In the Eighteenth Century, the term “Gothic” could be used to describe a style of Architecture, an emblem of British-national values, or a body of literature. Named after the Germanic tribe of the Goths who were models of democracy according to Tacitus (Miles, 11), but who were also responsible for the sacking of Rome, the Gothic seemed to capture both an ideal and “barbarous” connotation.
The politics of this period were shaped by Tories, who believed in the “divine right of kings” (Miles, 12) and the Whigs, who “argued that Parliament was ultimately sovereign” and that the king was bound “by the compact inherent in the ancient or ‘Gothic’ constitution” (Miles, 12). This political conflict was evidenced in the aesthetic taste of the period, especially in the growing preference for the Gothic style of architecture over the Neo-Classical. Theorists saw neoclassical architecture as “overly regular, rigid, despotic and foreign” while Gothic, “native styles [were] defended as organic, natural, and English”. Richard Hurd, for example, argued for the organic form of Gothic architecture, and applied the same aesthetic taste to literature. Thus, native English authors such as Spencer and Shakespeare were no longer criticised by classical standards, but upheld as signs of Britain’s national heritage.
However, the positive connotations of Gothic as the “cultural cradle of modern Englishness” (Miles, 15) were offset by its association with medieval superstition, and especially, with England’s Catholic past (Miles, 15). The ambiguity of the term Gothic was embraced by early Gothic novels such as The Castle of Otranto, which contained a “contrast between progressive and regressive forces, the one implicitly English and Protestant, the other explicitly European and Catholic” (Miles, 17). This distinction helped define what it meant to be English, and helped create a sense of national identity during the tumult of the French Revolution.

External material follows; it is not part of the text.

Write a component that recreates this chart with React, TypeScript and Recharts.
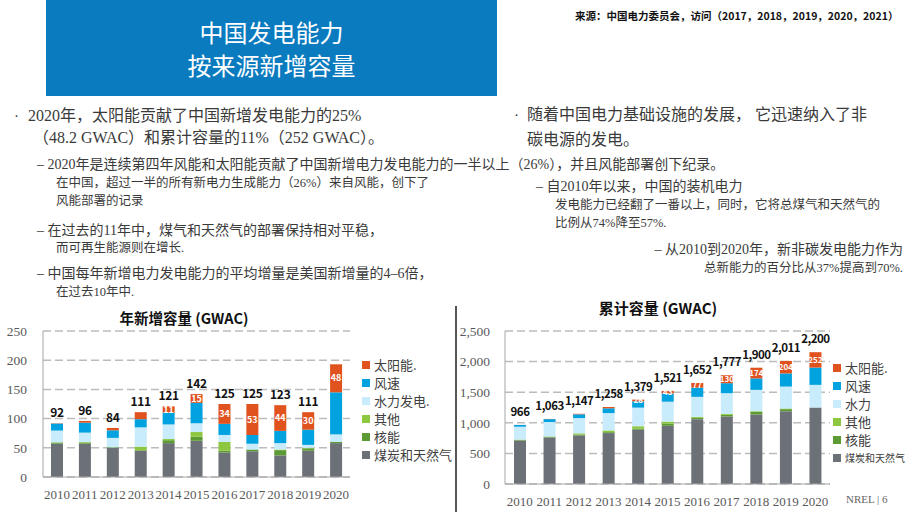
import React from 'react';
import { BarChart, Bar, XAxis, YAxis, CartesianGrid, Legend, LabelList } from 'recharts';

const years = ['2010', '2011', '2012', '2013', '2014', '2015', '2016', '2017', '2018', '2019', '2020'];

// Annual additions (GWAC)
const annualCoal = [57, 57, 50, 45, 58, 62, 42, 44, 37, 45, 58];
const annualNuclear = [2, 2, 1, 1, 5, 7, 3, 3, 9, 4, 2];
const annualOther = [0.5, 1, 0, 6, 2, 8, 15, 0, 1, 1, 0];
const annualHydro = [20, 16, 16, 33, 25, 15, 12, 10, 11, 5, 13];
const annualWind = [12, 17, 13, 14, 20, 35, 19, 15, 21, 26, 72];
const annualSolar = [0.5, 3, 4, 12, 11, 15, 34, 53, 44, 30, 48];
const annualTotals = ['92', '96', '84', '111', '121', '142', '125', '125', '123', '111', ''];
const annualSolarLabels = ['', '', '', '', '11', '15', '34', '53', '44', '30', '48'];

// Cumulative capacity (GWAC)
const cumCoal = [710, 760, 795, 832, 886, 951, 1060, 1103, 1136, 1190, 1250];
const cumNuclear = [11, 12, 13, 15, 20, 36, 22, 27, 43, 33, 0];
const cumOther = [5, 5, 20, 28, 38, 33, 16, 17, 11, 11, 0];
const cumHydro = [210, 236, 249, 284, 304, 325, 326, 337, 348, 358, 370];
const cumWind = [29, 47, 62, 78, 103, 133, 151, 163, 188, 215, 282];
const cumSolar = [1, 3, 8, 21, 28, 43, 77, 130, 174, 204, 252];
const cumTotals = ['966', '1,063', '1,147', '1,258', '1,379', '1,521', '1,652', '1,777', '1,900', '2,011', '2,200'];
const cumSolarLabels = ['', '', '', '', '28', '43', '77', '130', '174', '204', '252'];

const annualTicks = [0, 50, 100, 150, 200, 250];
const cumTicks = [0, 500, 1000, 1500, 2000, 2500];

const annualNames = ['煤炭和天然气', '核能', '其他', '水力发电.', '风速', '太阳能.'];
const cumNames = ['煤炭和天然气', '核能', '其他', '水力', '风速', '太阳能.'];

const COLORS = {
  coal: '#6c7178',
  nuclear: '#5c9a33',
  other: '#8dc63f',
  hydro: '#c8ecfb',
  wind: '#00a2e0',
  solar: '#e0531f',
};

const keys = ['coal', 'nuclear', 'other', 'hydro', 'wind', 'solar'] as const;

const annualData = years.map((y, i) => ({
  year: y,
  coal: annualCoal[i],
  nuclear: annualNuclear[i],
  other: annualOther[i],
  hydro: annualHydro[i],
  wind: annualWind[i],
  solar: annualSolar[i],
  total: annualTotals[i],
  solarLabel: annualSolarLabels[i],
}));

const cumData = years.map((y, i) => ({
  year: y,
  coal: cumCoal[i],
  nuclear: cumNuclear[i],
  other: cumOther[i],
  hydro: cumHydro[i],
  wind: cumWind[i],
  solar: cumSolar[i],
  total: cumTotals[i],
  solarLabel: cumSolarLabels[i],
}));

const SERIF = '"Liberation Serif", "Noto Sans CJK SC", serif';
const SANS = '"Noto Sans CJK SC", "Noto Sans", sans-serif';
const TEXT = '#3a3a3a';

const makeLegend = (names: string[], smallLast: boolean) => () => {
  const items = keys.map((k, i) => ({ value: names[i], color: COLORS[k] })).reverse();
  return (
    <div style={{ fontFamily: SANS, color: '#404040' }}>
      {items.map((it, idx) => (
        <div key={idx} style={{ display: 'flex', alignItems: 'center', height: 18 }}>
          <span style={{ display: 'inline-block', width: 8, height: 8, background: it.color, marginRight: 4, flex: 'none' }} />
          <span style={{ fontSize: smallLast && idx === items.length - 1 ? 10 : 13, whiteSpace: 'nowrap', lineHeight: '18px' }}>
            {it.value}
          </span>
        </div>
      ))}
    </div>
  );
};

const T = ({ x, y, size, children, right, bold, color, family }: any) => (
  <div
    style={{
      position: 'absolute',
      left: right === undefined ? x : undefined,
      right: right,
      top: y - 12,
      height: 24,
      lineHeight: '24px',
      fontSize: size,
      whiteSpace: 'nowrap',
      fontFamily: family || SERIF,
      color: color || TEXT,
      fontWeight: bold ? 700 : 400,
      textAlign: right === undefined ? 'left' : 'right',
    }}
  >
    {children}
  </div>
);

function renderBars(names: string[], totalSize: number, totalOffset: number, innerSize: number, spacing: number) {
  return keys.map((k, i) => (
    <Bar key={k} dataKey={k} name={names[i]} stackId="a" fill={COLORS[k]} barSize={12} isAnimationActive={false}>
      {k === 'solar' ? (
        <LabelList
          dataKey="total"
          position="top"
          offset={totalOffset}
          fill="#111"
          fontSize={totalSize}
          fontWeight={700}
          fontFamily={SANS}
          letterSpacing={spacing}
        />
      ) : null}
      {k === 'solar' ? (
        <LabelList dataKey="solarLabel" position="center" fill="#ffffff" fontSize={innerSize} fontWeight={700} fontFamily={SANS} />
      ) : null}
    </Bar>
  ));
}

export default function App() {
  return (
    <div style={{ position: 'absolute', left: 0, top: 0, width: 920, height: 518, overflow: 'hidden', background: '#fff' }}>
      {/* Header */}
      <div
        style={{
          position: 'absolute',
          left: 46,
          top: 0,
          width: 451,
          height: 96,
          background: '#0a7bbf',
          color: '#fff',
          fontFamily: SANS,
          fontSize: 24,
          textAlign: 'center',
        }}
      >
        <div style={{ position: 'absolute', left: 0, right: 0, top: 15, lineHeight: '34px' }}>中国发电能力</div>
        <div style={{ position: 'absolute', left: 0, right: 0, top: 48, lineHeight: '34px' }}>按来源新增容量</div>
      </div>
      <T x={575} y={16} size={10.5} bold family={SANS} color="#111">来源：中国电力委员会，访问（2017，2018，2019，2020，2021）</T>

      {/* Left text */}
      <T x={14} y={116} size={15}>·</T>
      <T x={28} y={116} size={16}>2020年，太阳能贡献了中国新增发电能力的25%</T>
      <T x={33} y={138} size={16}>（48.2 GWAC）和累计容量的11%（252 GWAC）。</T>
      <T x={37} y={165} size={14}>– 2020年是连续第四年风能和太阳能贡献了中国新增电力发电能力的一半以上（26%），并且风能部署创下纪录。</T>
      <T x={56} y={183} size={12.5}>在中国，超过一半的所有新电力生成能力（26%）来自风能，创下了</T>
      <T x={56} y={201} size={12.5}>风能部署的记录</T>
      <T x={37} y={231} size={14}>– 在过去的11年中，煤气和天然气的部署保持相对平稳，</T>
      <T x={56} y={248} size={12.5}>而可再生能源则在增长.</T>
      <T x={37} y={274} size={14}>– 中国每年新增电力发电能力的平均增量是美国新增量的4–6倍，</T>
      <T x={56} y={292} size={12.5}>在过去10年中.</T>

      {/* Right text */}
      <T x={514} y={115} size={15}>·</T>
      <T x={527} y={115} size={16}>随着中国电力基础设施的发展， 它迅速纳入了非</T>
      <T x={527} y={140} size={16}>碳电源的发电。</T>
      <T x={536} y={187} size={14}>– 自2010年以来，中国的装机电力</T>
      <T x={555} y={205} size={12.5}>发电能力已经翻了一番以上，同时，它将总煤气和天然气的</T>
      <T x={555} y={223} size={12.5}>比例从74%降至57%.</T>
      <T right={17} y={250} size={14}>– 从2010到2020年，新非碳发电能力作为</T>
      <T right={17} y={268} size={12.5}>总新能力的百分比从37%提高到70%.</T>

      {/* Divider */}
      <div style={{ position: 'absolute', left: 455, top: 306, width: 2, height: 206, background: '#555' }} />

      {/* Chart titles */}
      <div style={{ position: 'absolute', left: 84, width: 200, top: 306, textAlign: 'center', fontFamily: SANS, fontWeight: 700, fontSize: 14.5, color: '#111', lineHeight: '24px' }}>
        年新增容量 (GWAC)
      </div>
      <div style={{ position: 'absolute', left: 558, width: 200, top: 296, textAlign: 'center', fontFamily: SANS, fontWeight: 700, fontSize: 15, color: '#111', lineHeight: '24px' }}>
        累计容量 (GWAC)
      </div>

      {/* Left chart */}
      <div style={{ position: 'absolute', left: 0, top: 300 }}>
        <BarChart width={460} height={218} data={annualData} margin={{ top: 31, right: 12, left: 8, bottom: 11 }}>
          <CartesianGrid vertical={false} stroke="#bcbcbc" strokeDasharray="8 4" strokeWidth={1.5} />
          <XAxis
            dataKey="year"
            interval={0}
            height={30}
            tickLine={false}
            tickMargin={7}
            axisLine={{ stroke: '#a6a6a6' }}
            tick={{ fontSize: 13, fill: '#595959', fontFamily: SERIF }}
          />
          <YAxis
            domain={[0, 250]}
            ticks={annualTicks}
            width={35}
            tickLine={false}
            tickMargin={10}
            axisLine={{ stroke: '#a6a6a6' }}
            tick={{ fontSize: 13.5, fill: '#595959', fontFamily: SERIF }}
          />
          <Legend
            layout="vertical"
            align="right"
            verticalAlign="top"
            content={makeLegend(annualNames, false)}
            wrapperStyle={{ left: 362, top: 56, right: 'auto', width: 98 }}
          />
          {renderBars(annualNames, 12, 6, 9, -0.3)}
        </BarChart>
      </div>

      {/* Right chart */}
      <div style={{ position: 'absolute', left: 460, top: 290 }}>
        <BarChart width={460} height={228} data={cumData} margin={{ top: 41, right: 5, left: 7, bottom: 10 }}>
          <CartesianGrid vertical={false} stroke="#bcbcbc" strokeDasharray="8 4" strokeWidth={1.5} />
          <XAxis
            dataKey="year"
            interval={0}
            height={24}
            tickLine={false}
            tickMargin={7}
            axisLine={{ stroke: '#a6a6a6' }}
            tick={{ fontSize: 13, fill: '#595959', fontFamily: SERIF }}
          />
          <YAxis
            domain={[0, 2500]}
            ticks={cumTicks}
            width={38}
            tickLine={false}
            tickMargin={9}
            tickFormatter={(v: number) => v.toLocaleString('en-US')}
            axisLine={{ stroke: '#a6a6a6' }}
            tick={{ fontSize: 13.5, fill: '#595959', fontFamily: SERIF }}
          />
          <Legend
            layout="vertical"
            align="right"
            verticalAlign="top"
            content={makeLegend(cumNames, true)}
            wrapperStyle={{ left: 373, top: 69, right: 'auto', width: 85 }}
          />
          {renderBars(cumNames, 11.5, 9, 8, -0.5)}
        </BarChart>
      </div>

      <T x={846} y={499} size={11} color="#666">NREL | 6</T>
    </div>
  );
}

Eventually, “the positive, idealized meanings of Gothic were channelled into chivalry and architecture, while the glamorously negative ones were poured into the Gothic novel” (Miles, 17), hence the bad reputation of Gothic novels during (and after) Austen’s period. Seen as “low or popular literature” that was “written by women, for women,” Gothic novels were nonetheless enjoyed by a mass readership (recall Henry Tilney in Jane Austen’s Northanger Abbey), and Radcliffe still enjoyed a good reputation as a novelist.
The Castle of Otranto
The earliest Gothic novel is credited to Horace Walpole’s Castle of Otranto (1764). This novel is remarkable for its dreamlike blending of supernatural and natural, of superstition and pious faith; it is also unique in its symbolic role for Eighteenth Century politics. Consumed by the issue of succession, the villain of Otranto (Manfred) is actually a usurper, an illegitimate authority figure. One of the main images in the novel is “the dead hand of the past” – a literal giant hand that appears in the castle, haunting its inhabitants. In Walpole’s novel, as in other Gothic novels, there is an “ideological confusion arising from the transition from a pre-Enlightenment world, divinely sanctioned, to a modern one, in which power is naturalized as democracy.” Thus, Gothic novels often raise the question of authority, revealing the ideological conflict (again, Whig Democracy and Tory Monarchy) through the interaction of natural and supernatural (authority is either given by the people, or sanctioned by God).
 Miles, Robert. “The Gothic.” The Oxford Encyclopedia of British Literature. Ed. David Scott Kastan. © 2005 Oxford University Press. The Oxford Encyclopedia of British Literature: (e-reference edition).